Aim of the exercise: Begin with the first line of the material and write out each line exactly, ending with the line that contains "const yUnitTick = 4.375;". Pictures are not part of the copy.

Recorded data:
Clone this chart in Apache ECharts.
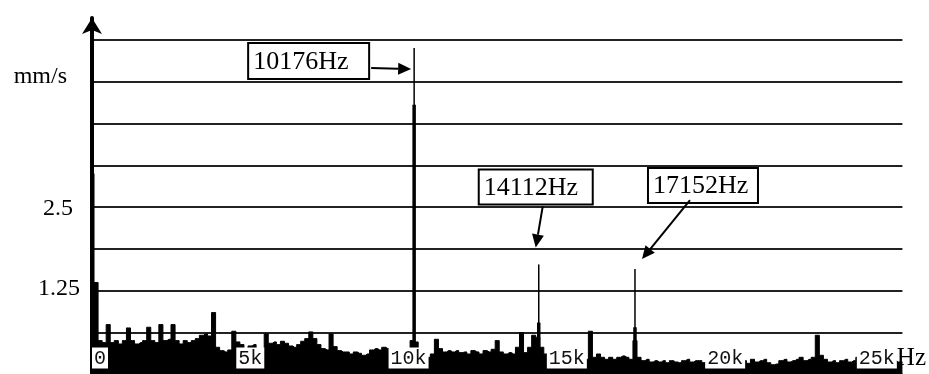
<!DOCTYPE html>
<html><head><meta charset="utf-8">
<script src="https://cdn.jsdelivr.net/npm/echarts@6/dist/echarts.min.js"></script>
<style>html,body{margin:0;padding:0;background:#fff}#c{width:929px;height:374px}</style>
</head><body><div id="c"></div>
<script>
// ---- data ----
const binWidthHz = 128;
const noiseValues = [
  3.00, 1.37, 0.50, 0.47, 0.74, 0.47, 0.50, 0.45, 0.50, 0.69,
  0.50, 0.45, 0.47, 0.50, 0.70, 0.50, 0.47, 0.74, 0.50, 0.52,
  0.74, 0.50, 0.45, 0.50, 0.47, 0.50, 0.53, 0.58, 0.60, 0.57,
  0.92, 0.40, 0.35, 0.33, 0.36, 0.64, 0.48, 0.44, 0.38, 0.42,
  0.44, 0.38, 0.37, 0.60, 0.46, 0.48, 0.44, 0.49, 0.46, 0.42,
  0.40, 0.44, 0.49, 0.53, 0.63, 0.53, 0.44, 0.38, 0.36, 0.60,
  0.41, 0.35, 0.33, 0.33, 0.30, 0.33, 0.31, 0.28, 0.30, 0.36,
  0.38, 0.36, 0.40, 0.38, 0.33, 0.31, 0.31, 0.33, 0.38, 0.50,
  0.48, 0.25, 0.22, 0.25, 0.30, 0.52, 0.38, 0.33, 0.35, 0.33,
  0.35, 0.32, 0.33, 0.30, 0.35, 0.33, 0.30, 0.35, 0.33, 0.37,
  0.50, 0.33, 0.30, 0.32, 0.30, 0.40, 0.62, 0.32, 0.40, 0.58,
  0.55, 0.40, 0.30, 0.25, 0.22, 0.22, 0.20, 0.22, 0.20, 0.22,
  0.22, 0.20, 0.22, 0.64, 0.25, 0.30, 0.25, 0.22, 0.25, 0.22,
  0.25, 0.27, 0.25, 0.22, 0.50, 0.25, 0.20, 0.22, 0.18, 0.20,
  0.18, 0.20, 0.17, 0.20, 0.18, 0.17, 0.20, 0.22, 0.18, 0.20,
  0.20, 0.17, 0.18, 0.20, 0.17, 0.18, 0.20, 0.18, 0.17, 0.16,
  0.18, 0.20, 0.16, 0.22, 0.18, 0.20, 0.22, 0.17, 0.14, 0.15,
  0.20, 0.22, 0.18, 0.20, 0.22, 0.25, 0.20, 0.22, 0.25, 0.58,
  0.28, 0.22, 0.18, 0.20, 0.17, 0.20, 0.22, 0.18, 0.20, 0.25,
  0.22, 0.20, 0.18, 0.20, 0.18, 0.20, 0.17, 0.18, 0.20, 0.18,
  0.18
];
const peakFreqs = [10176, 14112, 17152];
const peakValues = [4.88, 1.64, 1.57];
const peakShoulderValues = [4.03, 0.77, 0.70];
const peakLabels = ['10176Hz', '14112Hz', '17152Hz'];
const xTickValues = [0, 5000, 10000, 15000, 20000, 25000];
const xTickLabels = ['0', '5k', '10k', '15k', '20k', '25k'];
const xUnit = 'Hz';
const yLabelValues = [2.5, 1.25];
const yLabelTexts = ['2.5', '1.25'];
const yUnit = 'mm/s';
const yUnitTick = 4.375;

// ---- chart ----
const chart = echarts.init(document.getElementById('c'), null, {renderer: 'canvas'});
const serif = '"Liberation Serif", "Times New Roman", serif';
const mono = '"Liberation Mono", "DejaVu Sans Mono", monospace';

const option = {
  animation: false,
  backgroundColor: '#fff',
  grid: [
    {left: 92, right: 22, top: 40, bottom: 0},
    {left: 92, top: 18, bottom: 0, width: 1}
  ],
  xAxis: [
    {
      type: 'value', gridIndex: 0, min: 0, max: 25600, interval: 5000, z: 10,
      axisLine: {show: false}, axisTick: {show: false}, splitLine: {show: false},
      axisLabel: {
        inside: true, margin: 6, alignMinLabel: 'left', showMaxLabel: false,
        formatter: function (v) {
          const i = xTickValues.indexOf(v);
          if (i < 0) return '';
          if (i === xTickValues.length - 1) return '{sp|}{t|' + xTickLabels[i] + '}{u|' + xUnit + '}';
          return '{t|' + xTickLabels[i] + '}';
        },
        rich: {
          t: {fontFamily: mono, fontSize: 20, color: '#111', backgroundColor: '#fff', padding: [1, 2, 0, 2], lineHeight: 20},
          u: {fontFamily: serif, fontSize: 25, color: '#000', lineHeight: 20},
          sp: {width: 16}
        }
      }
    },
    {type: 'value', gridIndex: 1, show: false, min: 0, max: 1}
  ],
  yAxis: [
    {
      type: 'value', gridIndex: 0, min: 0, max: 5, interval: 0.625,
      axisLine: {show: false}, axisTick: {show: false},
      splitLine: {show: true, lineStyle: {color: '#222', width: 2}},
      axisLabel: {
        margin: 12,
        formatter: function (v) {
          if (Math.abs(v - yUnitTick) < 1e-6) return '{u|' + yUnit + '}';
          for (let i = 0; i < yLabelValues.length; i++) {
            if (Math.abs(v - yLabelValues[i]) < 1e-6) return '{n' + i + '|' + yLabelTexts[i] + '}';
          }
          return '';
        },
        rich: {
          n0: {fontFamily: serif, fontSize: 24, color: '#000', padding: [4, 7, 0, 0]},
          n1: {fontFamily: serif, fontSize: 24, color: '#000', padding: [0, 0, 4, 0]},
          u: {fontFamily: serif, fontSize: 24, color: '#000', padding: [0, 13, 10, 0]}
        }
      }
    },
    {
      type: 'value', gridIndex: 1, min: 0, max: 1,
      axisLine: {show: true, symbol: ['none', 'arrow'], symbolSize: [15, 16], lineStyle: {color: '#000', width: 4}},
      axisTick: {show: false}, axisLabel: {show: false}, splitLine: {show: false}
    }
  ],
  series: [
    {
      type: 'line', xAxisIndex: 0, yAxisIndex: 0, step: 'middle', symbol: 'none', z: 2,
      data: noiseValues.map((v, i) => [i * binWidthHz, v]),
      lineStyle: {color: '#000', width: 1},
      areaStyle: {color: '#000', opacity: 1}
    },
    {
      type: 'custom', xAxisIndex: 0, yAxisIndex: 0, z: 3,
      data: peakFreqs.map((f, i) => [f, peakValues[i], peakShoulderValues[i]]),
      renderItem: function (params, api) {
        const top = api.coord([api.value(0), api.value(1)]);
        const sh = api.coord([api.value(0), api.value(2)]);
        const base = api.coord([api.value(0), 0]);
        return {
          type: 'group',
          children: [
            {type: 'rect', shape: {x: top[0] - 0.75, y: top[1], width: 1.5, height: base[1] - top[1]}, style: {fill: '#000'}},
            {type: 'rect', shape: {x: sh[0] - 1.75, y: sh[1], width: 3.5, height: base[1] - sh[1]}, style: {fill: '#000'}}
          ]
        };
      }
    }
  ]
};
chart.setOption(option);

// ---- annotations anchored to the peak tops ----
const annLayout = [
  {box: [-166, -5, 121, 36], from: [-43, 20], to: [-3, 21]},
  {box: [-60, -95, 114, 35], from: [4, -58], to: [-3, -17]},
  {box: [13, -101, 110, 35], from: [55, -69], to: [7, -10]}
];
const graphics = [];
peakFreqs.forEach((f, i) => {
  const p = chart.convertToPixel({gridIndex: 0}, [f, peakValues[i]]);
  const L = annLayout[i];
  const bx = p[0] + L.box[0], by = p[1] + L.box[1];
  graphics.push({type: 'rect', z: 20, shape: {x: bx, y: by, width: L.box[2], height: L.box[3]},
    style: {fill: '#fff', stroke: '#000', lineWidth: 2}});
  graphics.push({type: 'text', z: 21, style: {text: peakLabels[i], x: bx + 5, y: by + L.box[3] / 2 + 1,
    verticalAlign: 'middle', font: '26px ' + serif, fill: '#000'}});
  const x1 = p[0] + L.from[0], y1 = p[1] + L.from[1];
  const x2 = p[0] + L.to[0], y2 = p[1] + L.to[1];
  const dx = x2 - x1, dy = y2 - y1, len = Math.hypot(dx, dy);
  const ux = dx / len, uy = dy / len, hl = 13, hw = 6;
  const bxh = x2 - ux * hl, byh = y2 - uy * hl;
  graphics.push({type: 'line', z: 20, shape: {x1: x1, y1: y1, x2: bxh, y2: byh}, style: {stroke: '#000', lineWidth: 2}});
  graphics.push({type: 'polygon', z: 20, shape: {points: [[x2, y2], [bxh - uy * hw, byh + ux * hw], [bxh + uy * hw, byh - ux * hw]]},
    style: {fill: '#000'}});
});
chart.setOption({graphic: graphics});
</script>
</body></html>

Expected answer:
Clone this chart in Apache ECharts.
<!DOCTYPE html>
<html><head><meta charset="utf-8">
<script src="https://cdn.jsdelivr.net/npm/echarts@6/dist/echarts.min.js"></script>
<style>html,body{margin:0;padding:0;background:#fff}#c{width:929px;height:374px}</style>
</head><body><div id="c"></div>
<script>
// ---- data ----
const binWidthHz = 128;
const noiseValues = [
  3.00, 1.37, 0.50, 0.47, 0.74, 0.47, 0.50, 0.45, 0.50, 0.69,
  0.50, 0.45, 0.47, 0.50, 0.70, 0.50, 0.47, 0.74, 0.50, 0.52,
  0.74, 0.50, 0.45, 0.50, 0.47, 0.50, 0.53, 0.58, 0.60, 0.57,
  0.92, 0.40, 0.35, 0.33, 0.36, 0.64, 0.48, 0.44, 0.38, 0.42,
  0.44, 0.38, 0.37, 0.60, 0.46, 0.48, 0.44, 0.49, 0.46, 0.42,
  0.40, 0.44, 0.49, 0.53, 0.63, 0.53, 0.44, 0.38, 0.36, 0.60,
  0.41, 0.35, 0.33, 0.33, 0.30, 0.33, 0.31, 0.28, 0.30, 0.36,
  0.38, 0.36, 0.40, 0.38, 0.33, 0.31, 0.31, 0.33, 0.38, 0.50,
  0.48, 0.25, 0.22, 0.25, 0.30, 0.52, 0.38, 0.33, 0.35, 0.33,
  0.35, 0.32, 0.33, 0.30, 0.35, 0.33, 0.30, 0.35, 0.33, 0.37,
  0.50, 0.33, 0.30, 0.32, 0.30, 0.40, 0.62, 0.32, 0.40, 0.58,
  0.55, 0.40, 0.30, 0.25, 0.22, 0.22, 0.20, 0.22, 0.20, 0.22,
  0.22, 0.20, 0.22, 0.64, 0.25, 0.30, 0.25, 0.22, 0.25, 0.22,
  0.25, 0.27, 0.25, 0.22, 0.50, 0.25, 0.20, 0.22, 0.18, 0.20,
  0.18, 0.20, 0.17, 0.20, 0.18, 0.17, 0.20, 0.22, 0.18, 0.20,
  0.20, 0.17, 0.18, 0.20, 0.17, 0.18, 0.20, 0.18, 0.17, 0.16,
  0.18, 0.20, 0.16, 0.22, 0.18, 0.20, 0.22, 0.17, 0.14, 0.15,
  0.20, 0.22, 0.18, 0.20, 0.22, 0.25, 0.20, 0.22, 0.25, 0.58,
  0.28, 0.22, 0.18, 0.20, 0.17, 0.20, 0.22, 0.18, 0.20, 0.25,
  0.22, 0.20, 0.18, 0.20, 0.18, 0.20, 0.17, 0.18, 0.20, 0.18,
  0.18
];
const peakFreqs = [10176, 14112, 17152];
const peakValues = [4.88, 1.64, 1.57];
const peakShoulderValues = [4.03, 0.77, 0.70];
const peakLabels = ['10176Hz', '14112Hz', '17152Hz'];
const xTickValues = [0, 5000, 10000, 15000, 20000, 25000];
const xTickLabels = ['0', '5k', '10k', '15k', '20k', '25k'];
const xUnit = 'Hz';
const yLabelValues = [2.5, 1.25];
const yLabelTexts = ['2.5', '1.25'];
const yUnit = 'mm/s';
const yUnitTick = 4.375;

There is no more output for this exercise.